• _INSTRUCTION_: Without the pictures, can you quote each line below exactly?

• _GIVEN INFORMATION_:
========

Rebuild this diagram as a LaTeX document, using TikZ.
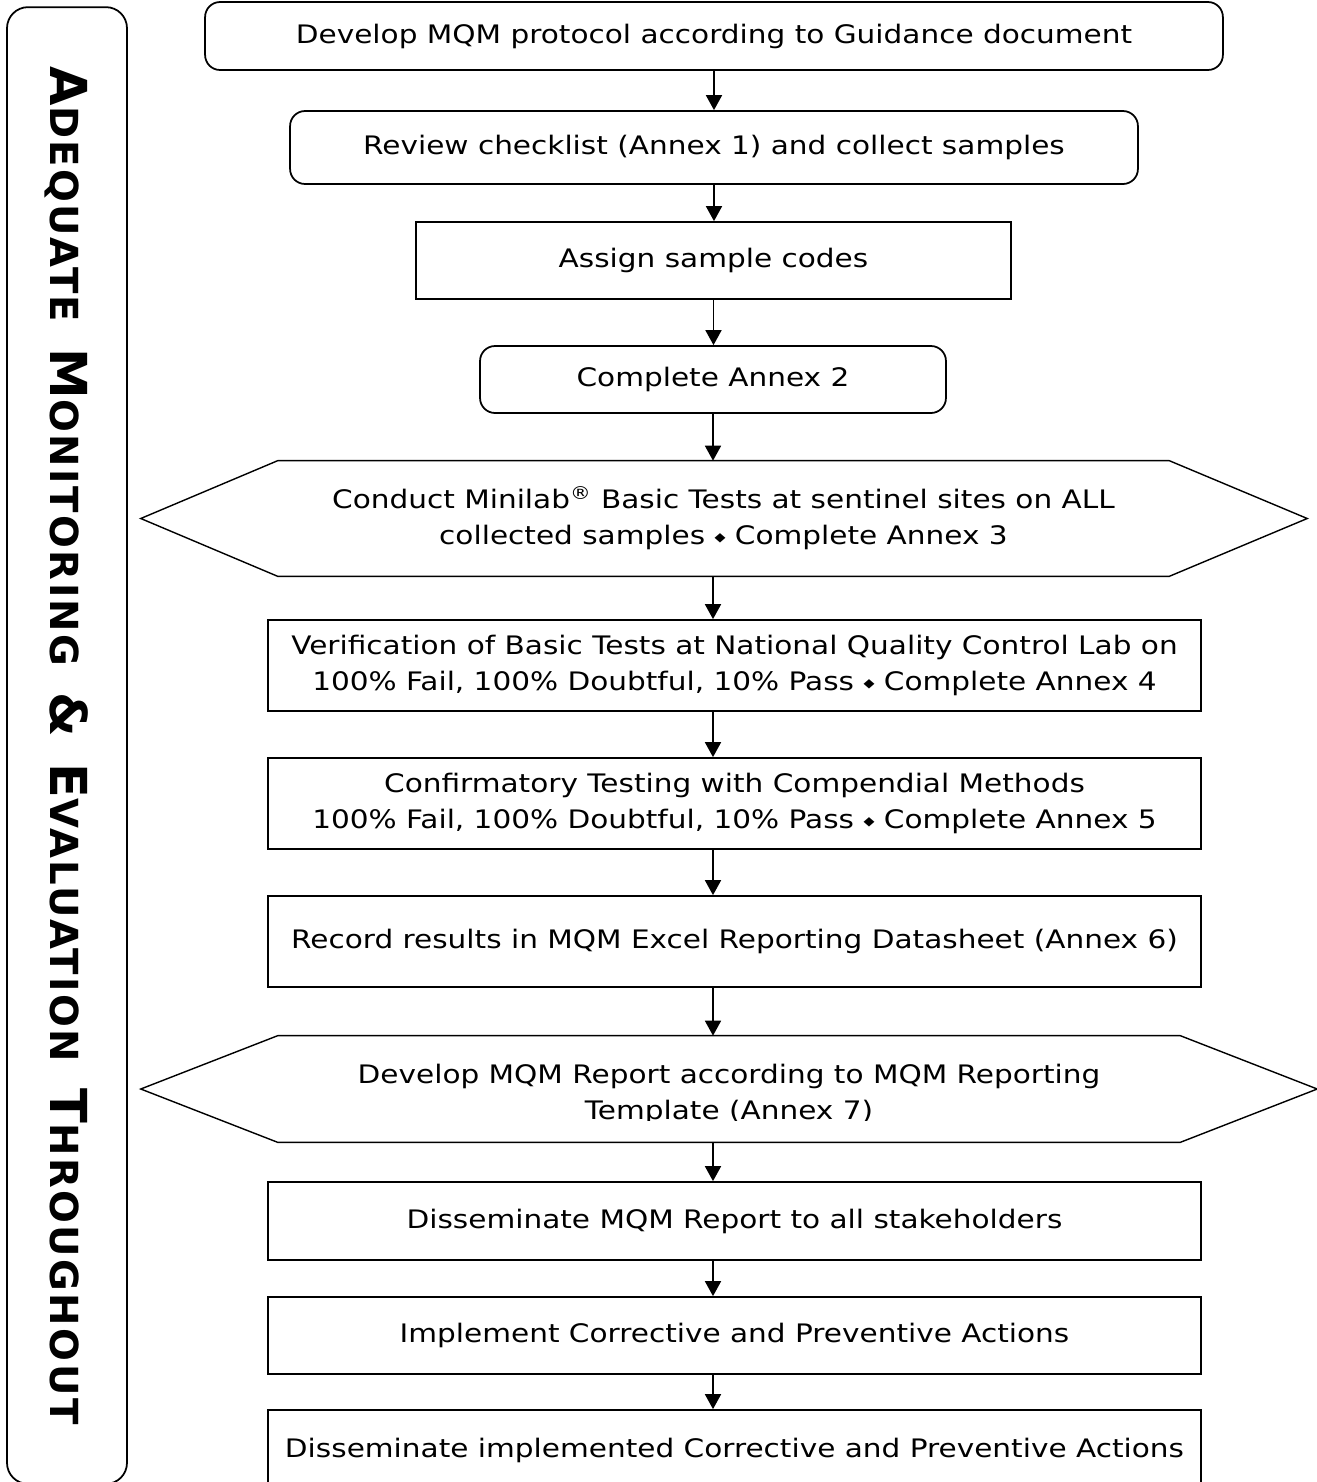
\documentclass[tikz,border=0pt]{standalone}
\usepackage{fontspec}
\setmainfont{DejaVu Sans}[FakeStretch=1.16]
\newfontfamily\sidefont{DejaVu Sans}[LetterSpace=6.5]
\usetikzlibrary{arrows.meta}
\newcommand{\dmd}{\raisebox{0.25ex}{\fontsize{7}{7}\selectfont ◆}}
\newcommand{\smc}[2]{{\fontsize{29}{29}\selectfont #1}{\fontsize{22}{22}\selectfont #2}}
\newcommand{\wsp}{\hspace{1.5em}}

\begin{document}
\begin{tikzpicture}[x=0.02cm,y=-0.02cm,
  every node/.style={inner sep=0pt,align=center,font=\fontsize{14.5}{20.5}\selectfont},
  stepbox/.style={draw,line width=1pt,minimum width=#1},
  roundbox/.style={stepbox=#1,rounded corners=0.3cm},
  arr/.style={line width=1pt,-{Triangle[length=0.3cm,width=0.32cm]}}]
\useasboundingbox (0,0) rectangle (1317,1482);
\clip (0,0) rectangle (1317,1482);
\node [draw,line width=1pt,rounded corners=0.42cm,rotate=-90,minimum width=29.54cm,minimum height=2.4cm,
  font=\sidefont\bfseries] (side) at (67,745.5)
  {\smc{A}{DEQUATE}\wsp\smc{M}{ONITORING}\wsp\smc{\&}{}\wsp\smc{E}{VALUATION}\wsp\smc{T}{HROUGHOUT}};
\node [roundbox=20.36cm,minimum height=1.36cm] (b1) at (714,36)
  {Develop MQM protocol according to Guidance document};
\node [roundbox=16.96cm,minimum height=1.46cm] (b2) at (714,147.5)
  {Review checklist (Annex 1) and collect samples};
\node [stepbox=11.9cm,minimum height=1.54cm] (b3) at (713.5,260.5)
  {Assign sample codes};
\node [roundbox=9.32cm,minimum height=1.34cm] (b4) at (713,379.5)
  {Complete Annex 2};
\node [minimum width=17.82cm,minimum height=2.3cm] (h1) at (723.5,518.5)
  {Conduct Minilab\textsuperscript{®} Basic Tests at sentinel sites on ALL\\
   collected samples \dmd{} Complete Annex 3};
\draw [line width=0.8pt] (h1.north west) -- (h1.north east) -- ([xshift=2.76cm]h1.east)
  -- (h1.south east) -- (h1.south west) -- ([xshift=-2.74cm]h1.west) -- cycle;
\node [stepbox=18.66cm,minimum height=1.82cm] (b6) at (734.5,665.5)
  {Verification of Basic Tests at National Quality Control Lab on\\
   100\% Fail, 100\% Doubtful, 10\% Pass \dmd{} Complete Annex 4};
\node [stepbox=18.66cm,minimum height=1.82cm] (b7) at (734.5,803.5)
  {Confirmatory Testing with Compendial Methods\\
   100\% Fail, 100\% Doubtful, 10\% Pass \dmd{} Complete Annex 5};
\node [stepbox=18.66cm,minimum height=1.82cm] (b8) at (734.5,941.5)
  {Record results in MQM Excel Reporting Datasheet (Annex 6)};
\node [minimum width=18.04cm,minimum height=2.12cm] (h2) at (729,1089) {};
\draw [line width=0.8pt] (h2.north west) -- (h2.north east) -- ([xshift=2.74cm]h2.east)
  -- (h2.south east) -- (h2.south west) -- ([xshift=-2.74cm]h2.west) -- cycle;
\begin{scope}
\clip (200,1040) rectangle (1250,1120);
\node (h2text) at (729,1094.5)
  {Develop MQM Report according to MQM Reporting\\Template (Annex 7)};
\end{scope}
\node [stepbox=18.66cm,minimum height=1.56cm] (b10) at (734.5,1221)
  {Disseminate MQM Report to all stakeholders};
\node [stepbox=18.66cm,minimum height=1.54cm] (b11) at (734.5,1335.5)
  {Implement Corrective and Preventive Actions};
\node [stepbox=18.66cm,minimum height=1.6cm] (b12) at (734.5,1450)
  {Disseminate implemented Corrective and Preventive Actions};
\draw [arr] (b1.south) -- (b1.south |- b2.north);
\draw [arr] (b2.south) -- (b2.south |- b3.north);
\draw [arr] (b3.south) -- (b3.south |- b4.north);
\draw [arr] (b4.south) -- (b4.south |- h1.north);
\draw [arr] (b4.south |- h1.south) -- (b4.south |- b6.north);
\draw [arr] (b4.south |- b6.south) -- (b4.south |- b7.north);
\draw [arr] (b4.south |- b7.south) -- (b4.south |- b8.north);
\draw [arr] (b4.south |- b8.south) -- (b4.south |- h2.north);
\draw [arr] (b4.south |- h2.south) -- (b4.south |- b10.north);
\draw [arr] (b4.south |- b10.south) -- (b4.south |- b11.north);
\draw [arr] (b4.south |- b11.south) -- (b4.south |- b12.north);
\end{tikzpicture}
\end{document}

========

• _RESULT OF THIS EXERCISE_:
Rebuild this diagram as a LaTeX document, using TikZ.
\documentclass[tikz,border=0pt]{standalone}
\usepackage{fontspec}
\setmainfont{DejaVu Sans}[FakeStretch=1.16]
\newfontfamily\sidefont{DejaVu Sans}[LetterSpace=6.5]
\usetikzlibrary{arrows.meta}
\newcommand{\dmd}{\raisebox{0.25ex}{\fontsize{7}{7}\selectfont ◆}}
\newcommand{\smc}[2]{{\fontsize{29}{29}\selectfont #1}{\fontsize{22}{22}\selectfont #2}}
\newcommand{\wsp}{\hspace{1.5em}}

\begin{document}
\begin{tikzpicture}[x=0.02cm,y=-0.02cm,
  every node/.style={inner sep=0pt,align=center,font=\fontsize{14.5}{20.5}\selectfont},
  stepbox/.style={draw,line width=1pt,minimum width=#1},
  roundbox/.style={stepbox=#1,rounded corners=0.3cm},
  arr/.style={line width=1pt,-{Triangle[length=0.3cm,width=0.32cm]}}]
\useasboundingbox (0,0) rectangle (1317,1482);
\clip (0,0) rectangle (1317,1482);
\node [draw,line width=1pt,rounded corners=0.42cm,rotate=-90,minimum width=29.54cm,minimum height=2.4cm,
  font=\sidefont\bfseries] (side) at (67,745.5)
  {\smc{A}{DEQUATE}\wsp\smc{M}{ONITORING}\wsp\smc{\&}{}\wsp\smc{E}{VALUATION}\wsp\smc{T}{HROUGHOUT}};
\node [roundbox=20.36cm,minimum height=1.36cm] (b1) at (714,36)
  {Develop MQM protocol according to Guidance document};
\node [roundbox=16.96cm,minimum height=1.46cm] (b2) at (714,147.5)
  {Review checklist (Annex 1) and collect samples};
\node [stepbox=11.9cm,minimum height=1.54cm] (b3) at (713.5,260.5)
  {Assign sample codes};
\node [roundbox=9.32cm,minimum height=1.34cm] (b4) at (713,379.5)
  {Complete Annex 2};
\node [minimum width=17.82cm,minimum height=2.3cm] (h1) at (723.5,518.5)
  {Conduct Minilab\textsuperscript{®} Basic Tests at sentinel sites on ALL\\
   collected samples \dmd{} Complete Annex 3};
\draw [line width=0.8pt] (h1.north west) -- (h1.north east) -- ([xshift=2.76cm]h1.east)
  -- (h1.south east) -- (h1.south west) -- ([xshift=-2.74cm]h1.west) -- cycle;
\node [stepbox=18.66cm,minimum height=1.82cm] (b6) at (734.5,665.5)
  {Verification of Basic Tests at National Quality Control Lab on\\
   100\% Fail, 100\% Doubtful, 10\% Pass \dmd{} Complete Annex 4};
\node [stepbox=18.66cm,minimum height=1.82cm] (b7) at (734.5,803.5)
  {Confirmatory Testing with Compendial Methods\\
   100\% Fail, 100\% Doubtful, 10\% Pass \dmd{} Complete Annex 5};
\node [stepbox=18.66cm,minimum height=1.82cm] (b8) at (734.5,941.5)
  {Record results in MQM Excel Reporting Datasheet (Annex 6)};
\node [minimum width=18.04cm,minimum height=2.12cm] (h2) at (729,1089) {};
\draw [line width=0.8pt] (h2.north west) -- (h2.north east) -- ([xshift=2.74cm]h2.east)
  -- (h2.south east) -- (h2.south west) -- ([xshift=-2.74cm]h2.west) -- cycle;
\begin{scope}
\clip (200,1040) rectangle (1250,1120);
\node (h2text) at (729,1094.5)
  {Develop MQM Report according to MQM Reporting\\Template (Annex 7)};
\end{scope}
\node [stepbox=18.66cm,minimum height=1.56cm] (b10) at (734.5,1221)
  {Disseminate MQM Report to all stakeholders};
\node [stepbox=18.66cm,minimum height=1.54cm] (b11) at (734.5,1335.5)
  {Implement Corrective and Preventive Actions};
\node [stepbox=18.66cm,minimum height=1.6cm] (b12) at (734.5,1450)
  {Disseminate implemented Corrective and Preventive Actions};
\draw [arr] (b1.south) -- (b1.south |- b2.north);
\draw [arr] (b2.south) -- (b2.south |- b3.north);
\draw [arr] (b3.south) -- (b3.south |- b4.north);
\draw [arr] (b4.south) -- (b4.south |- h1.north);
\draw [arr] (b4.south |- h1.south) -- (b4.south |- b6.north);
\draw [arr] (b4.south |- b6.south) -- (b4.south |- b7.north);
\draw [arr] (b4.south |- b7.south) -- (b4.south |- b8.north);
\draw [arr] (b4.south |- b8.south) -- (b4.south |- h2.north);
\draw [arr] (b4.south |- h2.south) -- (b4.south |- b10.north);
\draw [arr] (b4.south |- b10.south) -- (b4.south |- b11.north);
\draw [arr] (b4.south |- b11.south) -- (b4.south |- b12.north);
\end{tikzpicture}
\end{document}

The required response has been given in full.